Travis Scott's New Documentary Is at Its Best When It Reveals His Creative Process

Travis Scott's new Netflix documentary 'Look Mom I Can Fly' excels when it gives us rare looks at how he creates his music.

travis scott look mom documentary getty rich fury
Getty

Image via Getty/Rich Fury

travis scott look mom documentary getty rich fury

The best scene in Travis Scott’s Netflix documentary Look Mom I Can Fly is, on the surface at least, one of the least intimate. 

Throughout the 85-minute runtime of the film, we see Travis interacting with his grandmother in his childhood bedroom, witnessing the birth of his first child, hugging his family after performing at the Super Bowl halftime show, and reacting to going 0 for 3 on his first Grammy nominations in real-time. But the most thrilling scene finds Travis and his team hunkered down in a sun-drenched Hawaii compound, working tirelessly to bring his watershed album to the finish line. He has just completed work on the raucous “No Bystanders,” and just as soon as it’s finished, he’s blasting it on replay, with his boys going wild almost in choreographed unison—an electric sequence heralding the birth of an electric track.

Travis’ reaction after finishing NO BYSTANDERS pic.twitter.com/wI9Uotbdiv

— TRAVIS SCOTT FAN PAGE (@RodeoTheAlbum) August 28, 2019

For artists who practice reclusivity and a kind of composed mysteriousness the way Travis Scott does, a “behind-the-scenes” documentary is always going to be an event worth tuning into. To be clear, he isn’t quite as difficult to find these days, as he reaches the crest of his superstardom. When he isn’t embarking on a tour that spawns new social media clips with every stop, there are internet-breaking shoe drops to fill the space, as well as nationally televised performances. And you’d be hard-pressed to find a major rap release in the past year that didn’t boast a guest feature from him. Also, his girlfriend and the mother of his child is one of the most famous people on the planet. Still, by this decade’s standards, Travis doesn’t share much of himself in the ways that his peers typically do. He isn’t much of a tweeter, and when he does post to Instagram, it’s obscure pictures and captions with stories that are far from “produced” or staged or give any sense of what he’s actually doing at the moment. Which is fine and totally his prerogative! But as such, it makes something like Look Mom I Can Fly automatically compelling. 
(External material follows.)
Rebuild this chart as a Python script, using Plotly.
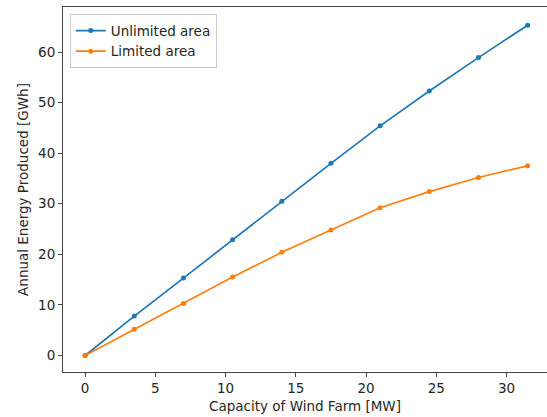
import plotly.graph_objects as go

capacity_mw = [0, 3.5, 7, 10.5, 14, 17.5, 21, 24.5, 28, 31.5]
unlimited_gwh = [0, 7.8, 15.3, 22.9, 30.5, 38.0, 45.4, 52.3, 58.9, 65.3]
limited_gwh = [0, 5.2, 10.3, 15.5, 20.4, 24.8, 29.2, 32.4, 35.2, 37.5]
series_names = ["Unlimited area", "Limited area"]
x_ticks = [0, 5, 10, 15, 20, 25, 30]
y_ticks = [0, 10, 20, 30, 40, 50, 60]

font = dict(family="DejaVu Sans", size=13.5, color="#262626")

fig = go.Figure()
for name, vals, col in [(series_names[0], unlimited_gwh, "#1f77b4"),
                        (series_names[1], limited_gwh, "#ff7f0e")]:
    fig.add_trace(go.Scatter(x=capacity_mw, y=vals, name=name, mode="lines+markers",
                             line=dict(color=col, width=1.7),
                             marker=dict(color=col, size=5)))

axis_common = dict(showgrid=False, zeroline=False, showline=True, linecolor="#444",
                   linewidth=1, ticks="outside", ticklen=4, tickcolor="#444",
                   tickfont=font)
fig.update_layout(
    width=547, height=417,
    margin=dict(l=63, r=0, t=7, b=45),
    plot_bgcolor="white", paper_bgcolor="white",
    font=font,
    showlegend=True,
    legend=dict(x=0.014, y=0.98, xanchor="left", yanchor="top",
                bordercolor="#cccccc", borderwidth=1, bgcolor="rgba(255,255,255,0.8)",
                font=font, itemwidth=30, tracegroupgap=0),
    xaxis=dict(range=[-1.575, 32.88], tickvals=x_ticks, mirror=True,
               title=dict(text="Capacity of Wind Farm [MW]", font=font, standoff=6),
               **axis_common),
    yaxis=dict(range=[-3.26, 68.9], tickvals=y_ticks, mirror=False,
               title=dict(text="Annual Energy Produced [GWh]", font=font, standoff=6),
               **axis_common),
)
fig.write_html("out.html")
moments of intense craftsmanship are countered by scenes displaying unbridled excitement, both for his own work and the way it intersects with others.

Seeing glimpses into Travis’ home life, nuclear family with Kylie and Stormi, upbringing, interactions with his team (and with Kanye), winning nominations, losing awards—all of that shit is novel. This is the same guy who, for the longest time (and sometimes still does) posed with his face carefully angled away from the camera. But when the Netflix doc truly comes alive, it’s in the all-too fleeting glimpses of Travis creating music.

We see such a moment early on. Travis has just touched down, having been arrested for allegedly inciting riots at his show the night before. On the ride from the airport, he puts Murda Beatz’ instrumental for what would become “Butterfly Effect” on loop, seemingly disappointed that it can’t go louder, but nonetheless entranced, mumbling unintelligible words around a refrain of “for this life I cannot change.” Even without an explicit throughline, placing his arrest before this scene immediately lends the line from a two-year-old song a new context. Many scenes and one year later, on the eve of ASTROWORLD’s release, he has a similarly hypnotic focus listening back to the album intro, obsessively noting that every detail in the mix is perfect and passes the Car Test. These moments of intense craftsmanship are countered by scenes displaying unbridled excitement, both for his own work and the way it intersects with others: marveling at Drake’s verse on “Sicko Mode,” Kevin Parker’s work on “Skeletons,” James Blake’s vocals for “Stop Trying to be God,” or going bar-for-bar on new signee Don Toliver’s music as he prepares to pay it forward.

Travis also gets his Beyoncé moment, passionately dressing down the Astroworld tour crew for his perceived shortcomings in the production. He dwells on granular details about the lighting and camera angles that would seem imperceptible to anyone else, especially the fans. “The roller coaster needs to be lit!” he yells. “You're still not lighting the base. If I can't see those from where I'm at, nobody can see them. These lights along the rail of the roller coaster, I don't get no action.” (If it was indeed Garden Night 1, he should know the show went off without a hitch to us.) It’s Travis as you’ve never seen him, riled up, assertive and authoritative, kind of mean, incidentally funny (he ends the rant by walking off with a dismissive: “Other than that it was great”). But as anyone who attended the tour can attest, it’s not “surprising,” given how much of an experiential, detail-oriented show he puts on. 

Look Mom I Can Fly has its flaws, and it’s far from a perfect documentary, but it excels when it gives us a rare look at Travis Scott’ creative process. There are many interesting facets of his life, but I’d be happy with an hour-plus doc that just captures him at work.